_What this task involves_
Copy each line below exactly and leave the pictures out.
»»
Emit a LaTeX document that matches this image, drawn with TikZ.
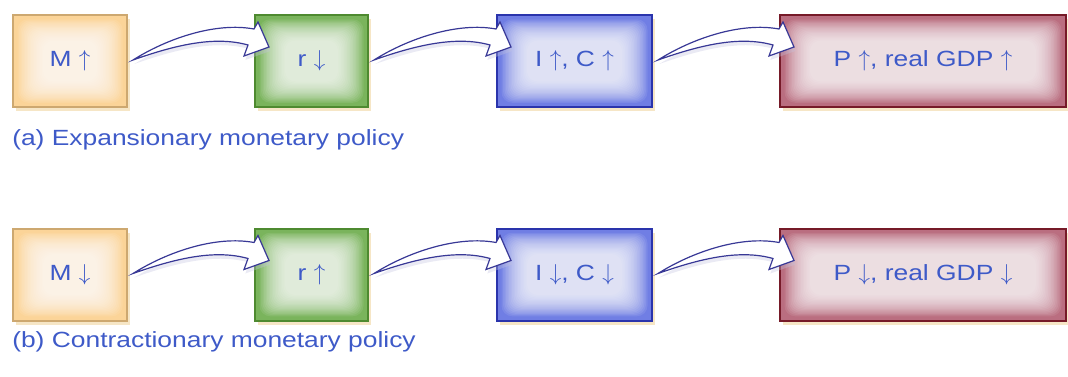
\documentclass[tikz,border=0pt]{standalone}
\usepackage{fontspec}
\newfontfamily\diagfont[FakeStretch=1.2]{Liberation Sans}
\usetikzlibrary{calc,shadows}

\definecolor{txtblue}{RGB}{62,90,200}
\definecolor{mborder}{RGB}{205,168,112}
\definecolor{mfill}{RGB}{251,212,152}
\definecolor{rborder}{RGB}{78,138,48}
\definecolor{rfill}{RGB}{122,180,92}
\definecolor{iborder}{RGB}{42,52,172}
\definecolor{ifill}{RGB}{112,126,228}
\definecolor{pborder}{RGB}{118,26,40}
\definecolor{pfill}{RGB}{186,110,128}
\definecolor{arrline}{RGB}{56,56,150}
\definecolor{shadowcol}{RGB}{236,200,128}

\tikzset{
  stage/.style={rectangle, line width=1.5pt, minimum height=69pt,
    text=txtblue, font=\diagfont\fontsize{16.5pt}{18pt}\selectfont,
    drop shadow={shadow xshift=2pt, shadow yshift=-3pt, fill=shadowcol, opacity=0.45},
    path picture={
      \foreach \k in {1,...,18}
        \fill[white, opacity=0.085, rounded corners=8pt]
          ($(path picture bounding box.south west)+(3+1.5*\k,3+1.25*\k)$) rectangle
          ($(path picture bounding box.north east)-(3+1.5*\k,3+1.25*\k)$);
    }},
  mstage/.style={stage, draw=mborder, fill=mfill, minimum width=85.5pt},
  rstage/.style={stage, draw=rborder, fill=rfill, minimum width=84.75pt},
  istage/.style={stage, draw=iborder, fill=ifill, minimum width=116.25pt},
  pstage/.style={stage, draw=pborder, fill=pfill, minimum width=214.5pt},
  caption/.style={text=txtblue, inner sep=0pt, anchor=base west,
    font=\diagfont\fontsize{16.5pt}{18pt}\selectfont},
  flowarrow/.style={draw=arrline, line width=0.9pt, fill=white,
    drop shadow={shadow xshift=1pt, shadow yshift=-3pt, fill=arrline!30, opacity=0.35}}
}

% curved hollow arrow from the east side of #1 into the top left of #2
\newcommand{\flow}[2]{%
  \draw[flowarrow] ($(#1.east)+(5,1)$) coordinate (tl)
    .. controls ($(tl)+(35,22)$) and ($(#2.west)+(-38,39)$) .. ($(#2.west)+(0,32)$)
    -- ($(#2.west)+(4,39)$) -- ($(#2.west)+(15,14)$) -- ($(#2.west)+(-10,5)$)
    -- ($(#2.west)+(-6,16)$)
    .. controls ($(#2.west)+(-38,25)$) and ($(tl)+(45,16)$) .. (tl) -- cycle;
}

\begin{document}
\begin{tikzpicture}[x=0.75pt, y=0.75pt]
  \useasboundingbox (0,0) rectangle (1068,376);

  % (a) expansionary
  \node[mstage] (ma) at (70,315) {M $\uparrow$};
  \node[rstage] (ra) at (311.5,315) {r $\downarrow$};
  \node[istage] (ia) at (574.5,315) {I $\uparrow$, C $\uparrow$};
  \node[pstage] (pa) at (923,315) {P $\uparrow$, real GDP $\uparrow$};
  \node[caption] (capa) at (12,231) {(a) Expansionary monetary policy};

  % (b) contractionary
  \node[mstage] (mb) at (70,101.5) {M $\downarrow$};
  \node[rstage] (rb) at (311.5,101.5) {r $\uparrow$};
  \node[istage] (ib) at (574.5,101.5) {I $\downarrow$, C $\downarrow$};
  \node[pstage] (pb) at (923,101.5) {P $\downarrow$, real GDP $\downarrow$};
  \node[caption] (capb) at (12,29) {(b) Contractionary monetary policy};

  \flow{ma}{ra}
  \flow{ra}{ia}
  \flow{ia}{pa}
  \flow{mb}{rb}
  \flow{rb}{ib}
  \flow{ib}{pb}
\end{tikzpicture}
\end{document}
««
_Reply_
Emit a LaTeX document that matches this image, drawn with TikZ.
\documentclass[tikz,border=0pt]{standalone}
\usepackage{fontspec}
\newfontfamily\diagfont[FakeStretch=1.2]{Liberation Sans}
\usetikzlibrary{calc,shadows}

\definecolor{txtblue}{RGB}{62,90,200}
\definecolor{mborder}{RGB}{205,168,112}
\definecolor{mfill}{RGB}{251,212,152}
\definecolor{rborder}{RGB}{78,138,48}
\definecolor{rfill}{RGB}{122,180,92}
\definecolor{iborder}{RGB}{42,52,172}
\definecolor{ifill}{RGB}{112,126,228}
\definecolor{pborder}{RGB}{118,26,40}
\definecolor{pfill}{RGB}{186,110,128}
\definecolor{arrline}{RGB}{56,56,150}
\definecolor{shadowcol}{RGB}{236,200,128}

\tikzset{
  stage/.style={rectangle, line width=1.5pt, minimum height=69pt,
    text=txtblue, font=\diagfont\fontsize{16.5pt}{18pt}\selectfont,
    drop shadow={shadow xshift=2pt, shadow yshift=-3pt, fill=shadowcol, opacity=0.45},
    path picture={
      \foreach \k in {1,...,18}
        \fill[white, opacity=0.085, rounded corners=8pt]
          ($(path picture bounding box.south west)+(3+1.5*\k,3+1.25*\k)$) rectangle
          ($(path picture bounding box.north east)-(3+1.5*\k,3+1.25*\k)$);
    }},
  mstage/.style={stage, draw=mborder, fill=mfill, minimum width=85.5pt},
  rstage/.style={stage, draw=rborder, fill=rfill, minimum width=84.75pt},
  istage/.style={stage, draw=iborder, fill=ifill, minimum width=116.25pt},
  pstage/.style={stage, draw=pborder, fill=pfill, minimum width=214.5pt},
  caption/.style={text=txtblue, inner sep=0pt, anchor=base west,
    font=\diagfont\fontsize{16.5pt}{18pt}\selectfont},
  flowarrow/.style={draw=arrline, line width=0.9pt, fill=white,
    drop shadow={shadow xshift=1pt, shadow yshift=-3pt, fill=arrline!30, opacity=0.35}}
}

% curved hollow arrow from the east side of #1 into the top left of #2
\newcommand{\flow}[2]{%
  \draw[flowarrow] ($(#1.east)+(5,1)$) coordinate (tl)
    .. controls ($(tl)+(35,22)$) and ($(#2.west)+(-38,39)$) .. ($(#2.west)+(0,32)$)
    -- ($(#2.west)+(4,39)$) -- ($(#2.west)+(15,14)$) -- ($(#2.west)+(-10,5)$)
    -- ($(#2.west)+(-6,16)$)
    .. controls ($(#2.west)+(-38,25)$) and ($(tl)+(45,16)$) .. (tl) -- cycle;
}

\begin{document}
\begin{tikzpicture}[x=0.75pt, y=0.75pt]
  \useasboundingbox (0,0) rectangle (1068,376);

  % (a) expansionary
  \node[mstage] (ma) at (70,315) {M $\uparrow$};
  \node[rstage] (ra) at (311.5,315) {r $\downarrow$};
  \node[istage] (ia) at (574.5,315) {I $\uparrow$, C $\uparrow$};
  \node[pstage] (pa) at (923,315) {P $\uparrow$, real GDP $\uparrow$};
  \node[caption] (capa) at (12,231) {(a) Expansionary monetary policy};

  % (b) contractionary
  \node[mstage] (mb) at (70,101.5) {M $\downarrow$};
  \node[rstage] (rb) at (311.5,101.5) {r $\uparrow$};
  \node[istage] (ib) at (574.5,101.5) {I $\downarrow$, C $\downarrow$};
  \node[pstage] (pb) at (923,101.5) {P $\downarrow$, real GDP $\downarrow$};
  \node[caption] (capb) at (12,29) {(b) Contractionary monetary policy};

  \flow{ma}{ra}
  \flow{ra}{ia}
  \flow{ia}{pa}
  \flow{mb}{rb}
  \flow{rb}{ib}
  \flow{ib}{pb}
\end{tikzpicture}
\end{document}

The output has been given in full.